Of course this would not completely eliminate voter disproportion, because Representatives are allocated among the states by rounding off. The rounding has somewhat unexpected political effects. For instance, the most over-represented state in the House of Representatives is deep blue Rhode Island, which has two Representatives – one for every 526,000 Rhode Islanders. The most under-represented state is medium-red Montana, which has one Representative for its population of 990,000.
Still, allotting electors by counting Representatives is a lot more democratic than the current system. And using only Representatives might encourage states to award their electoral votes by Congressional district, as only Nebraska and Maine do now, instead of winner-take-all – and that would be even more democratic.
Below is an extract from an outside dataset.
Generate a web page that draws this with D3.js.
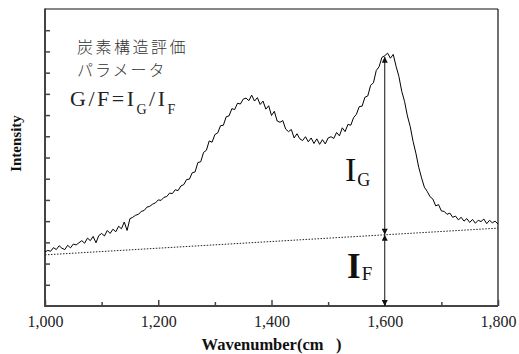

Here’s the best part: if my more democratic Electoral College had been in place in 2000, Al Gore would have won even after losing Florida. Instead of 271-266 for Bush, the electoral vote would have been 224-211 for Gore. This is because smaller states tend to go Republican, Rhode Island and Delaware (and D.C.) notwithstanding, and larger states tend to go Democratic, Texas notwithstanding. In 2012, Romney won only two states with more than 15 electoral votes – Texas (38) and Georgia (16). Obama won seven of them – California (55), Florida and New York (29 each), Illinois and Pennsylvania (20 each), Ohio (18) and Michigan (16). On average, Obama’s states (including D.C.) cast 12.3 electoral votes; Romney’s cast 8.6.
Of course, the problem with my proposal is the same as the problem with the proposal to abolish the Electoral College altogether – it almost certainly can’t win the approval of two-thirds of the Senate, or three-quarters of the states. But it’s a nice thought.